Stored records
- - - - - - -

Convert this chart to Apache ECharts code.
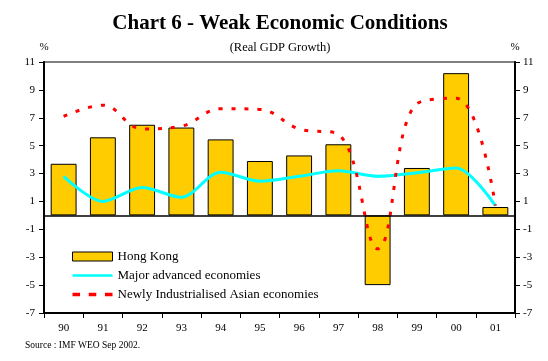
<!DOCTYPE html>
<html><head><meta charset="utf-8">
<script src="https://cdn.jsdelivr.net/npm/echarts@6/dist/echarts.min.js"></script>
<style>html,body{margin:0;padding:0;background:#fff}#c{width:548px;height:361px}</style>
</head><body><div id="c"></div>
<script>
const years = ['90','91','92','93','94','95','96','97','98','99','00','01'];
const hongKong = [3.7, 5.6, 6.5, 6.3, 5.45, 3.9, 4.3, 5.1, -5.0, 3.4, 10.2, 0.6];
const majorAdvanced = [2.8, 1.0, 2.0, 1.3, 3.1, 2.45, 2.8, 3.2, 2.8, 3.05, 3.4, 0.7];
const newlyIndAsian = [7.1, 7.9, 6.2, 6.4, 7.65, 7.6, 6.2, 5.8, -2.4, 8.0, 8.4, 0.7];
const yMin = -7, yMax = 11, yStep = 2;
const serif = 'Liberation Serif';

const chart = echarts.init(document.getElementById('c'), null, {renderer:'canvas'});
const yAxisBase = {
  type:'value', min:yMin, max:yMax, interval:yStep,
  name:'%', nameLocation:'end', nameGap:9,
  nameTextStyle:{fontFamily:serif, fontSize:11, color:'#000'},
  axisLine:{show:true, lineStyle:{color:'#000', width:2}},
  axisTick:{show:true, length:5, lineStyle:{color:'#000', width:1}},
  axisLabel:{fontFamily:serif, fontSize:11, color:'#000', margin:9},
  splitLine:{show:false}
};
chart.setOption({
  animation:false,
  backgroundColor:'#fff',
  graphic:[
    {type:'text', x:280, y:13, style:{text:'Chart 6 - Weak Economic Conditions', align:'center', verticalAlign:'top', fontFamily:serif, fontWeight:'bold', fontSize:21, fill:'#000'}},
    {type:'text', x:280, y:41, style:{text:'(Real GDP Growth)', align:'center', verticalAlign:'top', fontFamily:serif, fontSize:12.5, fill:'#000'}},
    {type:'text', x:25, y:340, style:{text:'Source : IMF WEO Sep 2002.', verticalAlign:'top', fontFamily:serif, fontSize:9.5, fill:'#000'}}
  ],
  grid:{left:44, right:33, top:62, bottom:48, show:true, borderColor:'#808080', borderWidth:2, backgroundColor:'transparent'},
  legend:{
    orient:'vertical', left:67, top:245, itemWidth:40, itemHeight:9, itemGap:6, padding:5,
    textStyle:{fontFamily:serif, fontSize:13, color:'#000'},
    data:[
      {name:'Hong Kong', icon:'rect', itemStyle:{color:'#FFCC00', borderColor:'#000', borderWidth:1}},
      {name:'Major advanced economies', icon:'path://M0,0h40v2.5h-40z'},
      {name:'Newly Industrialised Asian economies', icon:'path://M0,0h6.5v3h-6.5zM14,0h6.5v3h-6.5zM28,0h6.5v3h-6.5z'}
    ]
  },
  xAxis:{
    type:'category', data:years, boundaryGap:true,
    axisLine:{onZero:false, lineStyle:{color:'#000', width:2}},
    axisTick:{show:true, length:5, alignWithLabel:false, lineStyle:{color:'#000'}},
    axisLabel:{fontFamily:serif, fontSize:11, color:'#000', margin:10}
  },
  yAxis:[
    Object.assign({}, yAxisBase, {position:'left'}),
    Object.assign({}, yAxisBase, {position:'right', axisLabel:Object.assign({}, yAxisBase.axisLabel, {margin:8})})
  ],
  series:[
    {name:'Hong Kong', type:'bar', data:hongKong, barWidth:'66%',
     itemStyle:{color:'#FFCC00', borderColor:'#000', borderWidth:1},
     markLine:{silent:true, symbol:'none', label:{show:false},
       lineStyle:{color:'#000', width:1.5, type:'solid'}, data:[{yAxis:0}]}},
    {name:'Major advanced economies', type:'line', data:majorAdvanced, smooth:0.3,
     symbol:'none', lineStyle:{color:'#00FFFF', width:3}, itemStyle:{color:'#00FFFF'}, z:3},
    {name:'Newly Industrialised Asian economies', type:'line', data:newlyIndAsian, smooth:0.4,
     symbol:'none', lineStyle:{color:'#FF0000', width:3, type:[4,9]}, itemStyle:{color:'#FF0000'}, z:4}
  ]
});
</script></body></html>
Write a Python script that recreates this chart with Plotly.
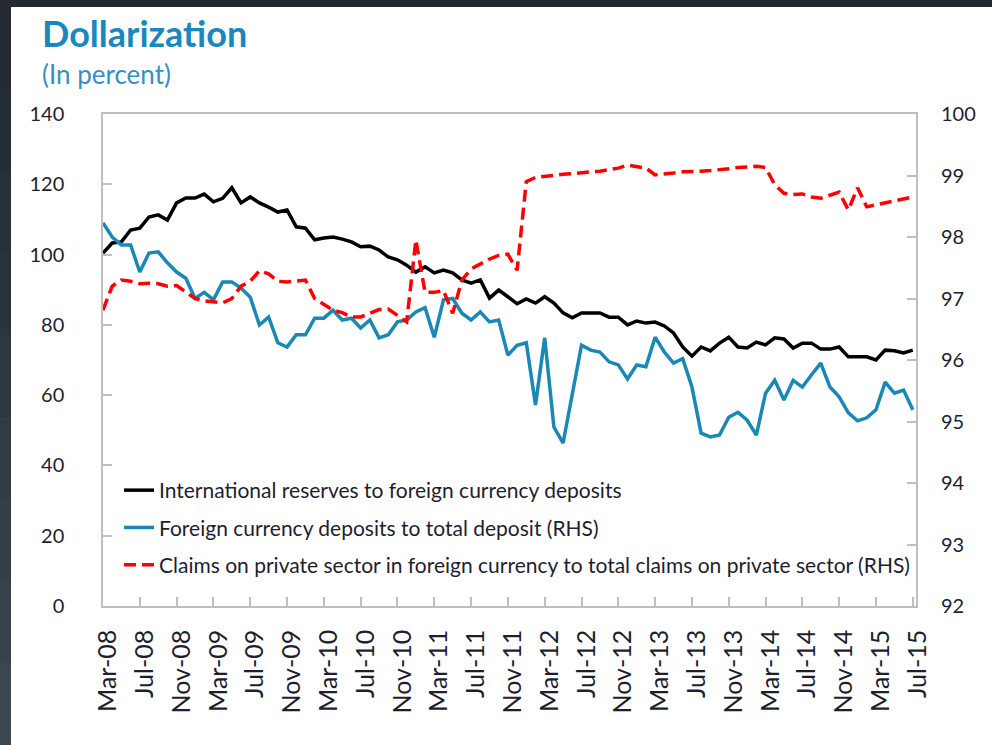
import plotly.graph_objects as go

# ---------------- data ----------------
months = ["Jan", "Feb", "Mar", "Apr", "May", "Jun", "Jul", "Aug", "Sep", "Oct", "Nov", "Dec"]
periods = []
for k in range(89):  # Mar-08 .. Jul-15, monthly
    m = (2 + k) % 12
    y = 8 + (2 + k) // 12
    periods.append(f"{months[m]}-{y:02d}")

reserves_to_fx_deposits = [
    100.4, 103.3, 103.6, 107.0, 107.5, 110.7, 111.3, 109.8, 114.7, 116.1,
    116.1, 117.2, 115.0, 116.0, 119.0, 114.7, 116.4, 114.7, 113.5, 112.1,
    112.7, 107.9, 107.5, 104.2, 104.7, 105.0, 104.4, 103.6, 102.2, 102.4,
    101.3, 99.3, 98.5, 97.0, 95.0, 96.5, 94.8, 95.6, 94.8, 92.8,
    91.9, 92.8, 87.6, 89.9, 88.0, 86.0, 87.4, 86.2, 88.0, 86.2,
    83.4, 82.0, 83.4, 83.4, 83.4, 82.2, 82.2, 80.0, 81.1, 80.5,
    80.8, 79.7, 77.7, 73.7, 71.1, 73.7, 72.6, 74.8, 76.5, 73.7,
    73.4, 75.1, 74.3, 76.3, 76.0, 73.4, 74.8, 74.8, 73.1, 73.1,
    73.7, 70.9, 70.9, 70.9, 70.0, 72.8, 72.6, 72.0, 72.8,
]

fx_deposits_to_total = [
    98.23, 98.00, 97.87, 97.87, 97.43, 97.74, 97.76, 97.58, 97.43, 97.33,
    97.00, 97.10, 96.98, 97.27, 97.27, 97.17, 97.02, 96.57, 96.70, 96.28,
    96.21, 96.41, 96.41, 96.68, 96.68, 96.81, 96.65, 96.68, 96.52, 96.65,
    96.36, 96.41, 96.62, 96.65, 96.78, 96.85, 96.37, 96.98, 97.00, 96.76,
    96.65, 96.78, 96.62, 96.65, 96.08, 96.24, 96.28, 95.27, 96.36, 94.91,
    94.65, 95.46, 96.24, 96.16, 96.13, 95.97, 95.92, 95.69, 95.92, 95.89,
    96.37, 96.13, 95.95, 96.02, 95.56, 94.81, 94.75, 94.78, 95.07, 95.15,
    95.02, 94.78, 95.46, 95.67, 95.35, 95.67, 95.56, 95.76, 95.95, 95.56,
    95.40, 95.14, 95.01, 95.06, 95.19, 95.64, 95.46, 95.51, 95.19,
]

fx_claims_to_total = [
    96.81, 97.20, 97.30, 97.28, 97.24, 97.25, 97.24, 97.20, 97.21, 97.10,
    97.00, 96.96, 96.94, 96.93, 97.00, 97.20, 97.28, 97.45, 97.40, 97.28,
    97.27, 97.29, 97.30, 97.00, 96.90, 96.81, 96.77, 96.70, 96.70, 96.76,
    96.82, 96.83, 96.72, 96.62, 97.95, 97.10, 97.10, 97.13, 96.76, 97.30,
    97.48, 97.56, 97.64, 97.70, 97.72, 97.46, 98.90, 98.97, 98.99, 99.00,
    99.02, 99.03, 99.05, 99.06, 99.07, 99.10, 99.12, 99.17, 99.14, 99.12,
    99.01, 99.02, 99.04, 99.06, 99.06, 99.07, 99.08, 99.09, 99.11, 99.13,
    99.14, 99.15, 99.13, 98.85, 98.71, 98.69, 98.70, 98.65, 98.63, 98.68,
    98.73, 98.44, 98.80, 98.49, 98.52, 98.55, 98.58, 98.61, 98.65,
]

series_names = [
    "International reserves to foreign currency deposits",
    "Foreign currency deposits to total deposit (RHS)",
    "Claims on private sector in foreign currency to total claims on private sector (RHS)",
]

tick_step = 4
x_idx = list(range(len(periods)))
tick_vals = x_idx[::tick_step]
tick_text = periods[::tick_step]

# ---------------- figure ----------------
FONT = "Lato"
AXIS_GRAY = "#bfbfbf"
TEXT_DARK = "#1e1e2e"

fig = go.Figure()
fig.add_trace(go.Scatter(x=x_idx, y=reserves_to_fx_deposits, name=series_names[0],
                         mode="lines", line=dict(color="#000000", width=3.5),
                         legendgroup="a", yaxis="y"))
fig.add_trace(go.Scatter(x=x_idx, y=fx_deposits_to_total, name=series_names[1],
                         mode="lines", line=dict(color="#1a88b4", width=3.5),
                         legendgroup="b", yaxis="y2"))
fig.add_trace(go.Scatter(x=x_idx, y=fx_claims_to_total, name=series_names[2],
                         mode="lines", line=dict(color="#ff0000", width=3.5, dash="12px,6px"),
                         legendgroup="c", yaxis="y2"))

L, R, T, B = 103, 916, 114, 606
W, H = 992, 745
pw, ph = R - L, B - T


def px(xp):
    return (xp - L) / pw


def py(yp):
    return (B - yp) / ph


shapes = []
# dark slide frame (top and left strips)
shapes.append(dict(type="rect", xref="paper", yref="paper", x0=px(0), x1=px(W), y0=py(7), y1=py(0),
                   fillcolor="#232a32", line=dict(width=0), layer="below"))
bands = ["#232a32", "#252d35", "#283038", "#2b333c", "#2e3740", "#313b44", "#343f48", "#37424c", "#3a4650"]
nb = len(bands)
for i, c in enumerate(bands):
    y0p = 7 + (H - 7) * i / nb
    y1p = 7 + (H - 7) * (i + 1) / nb
    shapes.append(dict(type="rect", xref="paper", yref="paper", x0=px(0), x1=px(11), y0=py(y1p), y1=py(y0p),
                       fillcolor=c, line=dict(width=0), layer="below"))

fig.update_layout(
    width=W, height=H,
    margin=dict(l=L, r=W - R, t=T, b=H - B, pad=0),
    paper_bgcolor="white", plot_bgcolor="white",
    font=dict(family=FONT, color=TEXT_DARK),
    showlegend=True,
    legend=dict(x=px(119), y=py(470), xanchor="left", yanchor="top",
                font=dict(family=FONT, size=21, color=TEXT_DARK),
                bgcolor="rgba(255,255,255,0)", traceorder="grouped", tracegroupgap=7,
                borderwidth=0),
    xaxis=dict(range=[0, 88.35], tickmode="array", tickvals=tick_vals, ticktext=tick_text,
               tickangle=-90, ticks="inside", ticklen=9, tickcolor=AXIS_GRAY, tickwidth=1.5,
               showline=True, linecolor=AXIS_GRAY, linewidth=1.5, mirror=True,
               showgrid=False, zeroline=False,
               tickfont=dict(family=FONT, size=25, color=TEXT_DARK),
               ticklabelstandoff=12, ticklabelshift=5),
    yaxis=dict(range=[0, 140], dtick=20, ticks="inside", ticklen=9, tickcolor=AXIS_GRAY, tickwidth=1.5,
               showline=True, linecolor=AXIS_GRAY, linewidth=1.5, mirror=True,
               showgrid=False, zeroline=False,
               tickfont=dict(family=FONT, size=20, color=TEXT_DARK), ticklabelstandoff=33),
    yaxis2=dict(range=[92, 100], dtick=1, overlaying="y", side="right",
                ticks="inside", ticklen=9, tickcolor=AXIS_GRAY, tickwidth=1.5,
                showline=False, showgrid=False, zeroline=False,
                tickfont=dict(family=FONT, size=20, color=TEXT_DARK), ticklabelstandoff=24),
    shapes=shapes,
    annotations=[
        dict(text="<b>Dollarization</b>", xref="paper", yref="paper", x=px(40), y=py(33),
             xanchor="left", yanchor="middle", showarrow=False,
             font=dict(family=FONT, size=36, color="#1a88bd")),
        dict(text="(In percent)", xref="paper", yref="paper", x=px(40), y=py(74),
             xanchor="left", yanchor="middle", showarrow=False,
             font=dict(family=FONT, size=26, color="#3a8fc2")),
    ],
)

fig.write_html("out.html", config={"displayModeBar": False},
               post_script="document.body.style.margin='0';")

- - - - - - -

- [Aim]:
Repeat, with no pictures, each line from the beginning of the data through the line containing "const serif = 'Liberation Serif';", inclusive.

- [Correct answer]:
Convert this chart to Apache ECharts code.
<!DOCTYPE html>
<html><head><meta charset="utf-8">
<script src="https://cdn.jsdelivr.net/npm/echarts@6/dist/echarts.min.js"></script>
<style>html,body{margin:0;padding:0;background:#fff}#c{width:548px;height:361px}</style>
</head><body><div id="c"></div>
<script>
const years = ['90','91','92','93','94','95','96','97','98','99','00','01'];
const hongKong = [3.7, 5.6, 6.5, 6.3, 5.45, 3.9, 4.3, 5.1, -5.0, 3.4, 10.2, 0.6];
const majorAdvanced = [2.8, 1.0, 2.0, 1.3, 3.1, 2.45, 2.8, 3.2, 2.8, 3.05, 3.4, 0.7];
const newlyIndAsian = [7.1, 7.9, 6.2, 6.4, 7.65, 7.6, 6.2, 5.8, -2.4, 8.0, 8.4, 0.7];
const yMin = -7, yMax = 11, yStep = 2;
const serif = 'Liberation Serif';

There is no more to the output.